Wilfred plays the institution straight at first, other than the dreams, leading to the best scene of the episode. Wilfred is in a wheelchair, manipulating Ryan, and Ryan flips out, not believing anything Wilfred says, including that he’s actually crippled. Sure, it ends up being conceptually similar to a scene from The Big Lebowski, but seeing Wilfred plaintively cry “Frisbeeeee!” as Ryan gives him cigarette burns is creepy and funny at the same time, and indicative of the tone that Wilfred seems to want to take.

Yet even as this is happening, there are cues that this is not what’s really happening. Ryan’s odd dreams grow more detailed. His doctor evades any kind of detailed answer. He aurally remembers Wilfred telling him that something’s wrong with the institution. The color scheme shifts during scenes in the institution, adopting the washed-out look of the dream sequences instead of the bright colors it started out with. It successfully prepares viewers for the insanity that follows, a fantasy breakout from the institution and the reveal that the dream was reality the whole time.
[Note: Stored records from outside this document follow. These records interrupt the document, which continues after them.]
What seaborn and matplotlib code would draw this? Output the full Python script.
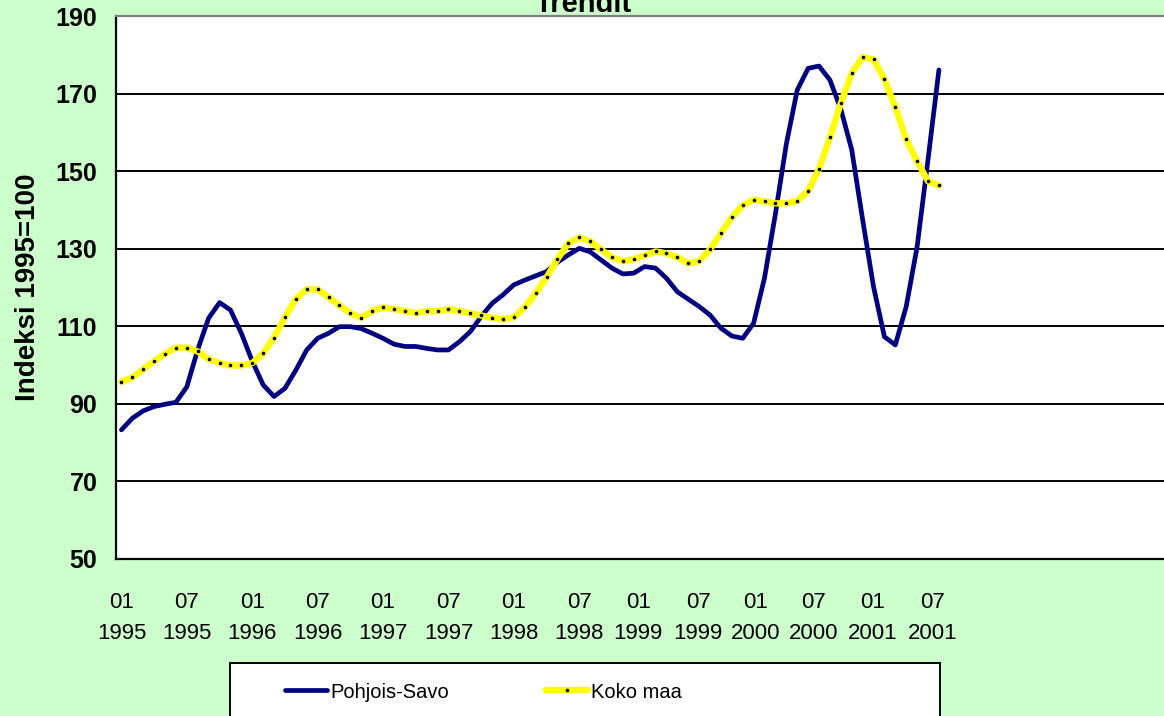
import matplotlib
matplotlib.use("Agg")
import matplotlib.pyplot as plt
from matplotlib.patches import Rectangle
import numpy as np
import pandas as pd
import seaborn as sns

# %%
# trend index 1995=100, monthly from 01/1995 to 04/2001
months = pd.period_range("1995-01", "2001-04", freq="M").astype(str).tolist()

pohjois_savo = [83.3, 86.3, 88.2, 89.3, 89.9, 90.4, 94.4, 104.0, 112.1, 116.1,
                114.2, 108.2, 101.0, 94.9, 91.9, 94.0, 98.7, 103.9, 106.9, 108.2,
                109.9, 109.9, 109.4, 108.2, 106.9, 105.4, 104.8, 104.8, 104.3, 103.9,
                103.9, 106.0, 108.6, 112.5, 115.9, 118.1, 120.7, 121.9, 123.0, 124.1,
                126.5, 128.4, 130.1, 129.2, 127.1, 125.0, 123.5, 123.7, 125.4, 125.0,
                122.4, 118.9, 117.0, 115.1, 112.9, 109.5, 107.5, 106.9, 110.8, 122.5,
                139.0, 157.0, 170.9, 176.5, 177.1, 173.5, 166.0, 155.5, 137.5, 120.2,
                107.3, 105.2, 115.1, 130.5, 153.0, 176.1]

koko_maa = [95.7, 96.8, 98.9, 101.0, 102.9, 104.5, 104.5, 103.5, 101.5, 100.5,
            99.9, 99.9, 100.5, 103.0, 107.1, 112.3, 117.0, 119.5, 119.5, 117.5,
            115.4, 113.4, 112.2, 113.9, 114.9, 114.4, 113.9, 113.4, 113.9, 113.9,
            114.4, 113.9, 113.4, 112.8, 112.2, 111.8, 112.3, 114.9, 118.5, 122.6,
            127.3, 131.4, 132.9, 131.9, 129.8, 127.8, 126.8, 127.3, 128.3, 129.3,
            128.8, 127.8, 126.2, 126.8, 129.8, 134.0, 138.1, 141.2, 142.6, 142.2,
            141.7, 141.7, 142.3, 144.9, 150.6, 158.7, 167.5, 175.2, 179.4, 178.8,
            173.7, 166.5, 158.2, 152.5, 147.4, 146.3]

# axis labels (Excel spread them a bit unevenly along the category axis)
label_text = ["01\n1995", "07\n1995", "01\n1996", "07\n1996", "01\n1997", "07\n1997",
              "01\n1998", "07\n1998", "01\n1999", "07\n1999", "01\n2000", "07\n2000",
              "01\n2001", "07\n2001"]
label_pos = [0, 6, 12, 18, 24, 30, 36, 42, 47.4, 52.9, 58.2, 63.5, 68.9, 74.4]
y_ticks = [50, 70, 90, 110, 130, 150, 170, 190]

df = pd.DataFrame({"kk": np.arange(len(months)), "kuukausi": months,
                   "Pohjois-Savo": pohjois_savo, "Koko maa": koko_maa})

# %%
sns.set_style("white")
plt.rcParams["font.family"] = ["Liberation Sans", "DejaVu Sans"]
plt.rcParams["text.color"] = "black"
plt.rcParams["axes.labelcolor"] = "black"
plt.rcParams["xtick.color"] = "black"
plt.rcParams["ytick.color"] = "black"

fig = plt.figure(figsize=(11.64, 7.16), dpi=100, facecolor="#CCFFCC")
ax = fig.add_axes([116 / 1164, 1 - 559 / 716, 1 - 116 / 1164, 543 / 716])
ax.set_facecolor("white")

sns.lineplot(data=df, x="kk", y="Pohjois-Savo", ax=ax, color="#000080", lw=3.4,
             label="Pohjois-Savo", legend=False,
             solid_joinstyle="round", solid_capstyle="round")
sns.lineplot(data=df, x="kk", y="Koko maa", ax=ax, color="#FFFF00", lw=4.6,
             label="Koko maa", legend=False, marker="o", markersize=2.6,
             markerfacecolor="black", markeredgecolor="black", markeredgewidth=0,
             solid_joinstyle="round", solid_capstyle="round")

ax.set_xlim(-0.5, 95.65)
ax.set_ylim(50, 190)
ax.set_yticks(y_ticks)
ax.set_yticklabels([str(v) for v in y_ticks], fontsize=18, fontweight="bold")
ax.set_xticks(label_pos)
ax.set_xticklabels(label_text, fontsize=16, linespacing=1.6)
ax.set_xticks(np.arange(-0.5, 96, 1), minor=True)
ax.tick_params(axis="x", which="major", length=0, pad=24, labelcolor="black")
ax.tick_params(axis="x", which="minor", length=5.5, width=1.5, direction="out", color="black")
ax.tick_params(axis="y", length=5.5, width=1.5, direction="out", color="black", pad=8,
               labelcolor="black")

ax.yaxis.grid(True, color="black", lw=1.4)
ax.xaxis.grid(False)
ax.yaxis.get_gridlines()[-1].set_visible(False)
ax.set_axisbelow(True)

ax.set_xlabel("")
ax.set_ylabel("Indeksi 1995=100", fontsize=20, fontweight="bold", va="center", color="black")
ax.yaxis.set_label_coords(-88 / 1048, 0.5)

for side in ["left", "bottom"]:
    ax.spines[side].set_color("black")
    ax.spines[side].set_linewidth(1.6)
ax.spines["top"].set_color("#808080")
ax.spines["top"].set_linewidth(1.6)
ax.spines["right"].set_visible(False)

fig.text(583 / 1164, 1 - 12 / 716, "Trendit", ha="center", va="baseline",
         fontsize=21, fontweight="bold", color="black")

# legend box at the bottom
fig.add_artist(Rectangle((230 / 1164, -0.05), 710 / 1164, 53 / 716 + 0.05,
                         transform=fig.transFigure, facecolor="white",
                         edgecolor="black", lw=1.4, zorder=0))
handles, labels = ax.get_legend_handles_labels()
leg = fig.legend(handles, labels, loc="center left", bbox_to_anchor=(285 / 1164, 1 - 692 / 716),
                 ncol=2, frameon=False, fontsize=14.5, handlelength=2.1, handletextpad=0.15,
                 columnspacing=4.8, borderpad=0, borderaxespad=0)
for t in leg.get_texts():
    t.set_color("black")

fig.savefig("out.png", dpi=100, facecolor=fig.get_facecolor())
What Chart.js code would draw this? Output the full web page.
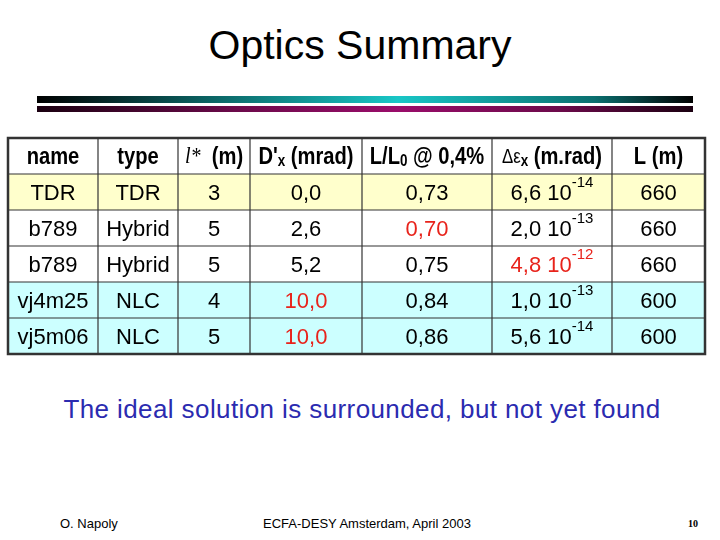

On one hand, the revelation that Ryan isn’t in the intitution, and that the basement does actually exist, acts as a reset button for the show. Jenna’s still an unattainable ideal, Ryan and Wilfred can still get high, and we don’t really see the consequences of Ryan's insanity. Yet Wilfred has done two things in “Progress” that demonstrate, well, progress. First, Ryan still has his job. The addition of a workplace will give the show an added dimension for introducing characters and storylines that its first season lacked. Second, we don’t know why Ryan’s closet/staircase was boarded up. Did he do it and forget about it? Just how crazy is this guy?

Aside from the narrative issues of the episode itself, I also think it was generally of a higher quality than the first season. While I consider those narrative issues in retrospect, I didn’t dwell on them while watching, as I tended to in the past. This time, I was more impressed with the increasing audacity of the episode. Ryan recognizing the phrase “It’s not your fault” and declaring “Wait. That’s from Good Will Hunting. You’re Robin Williams!” isn’t inherently funny. But I laughed anyway, because it was so impressively surprising. For a show to be gone for a year and come back with such a strange episode takes some confidence, but for it to do this so well takes skill and craft. I’m looking forward to see where Wilfred goes this season.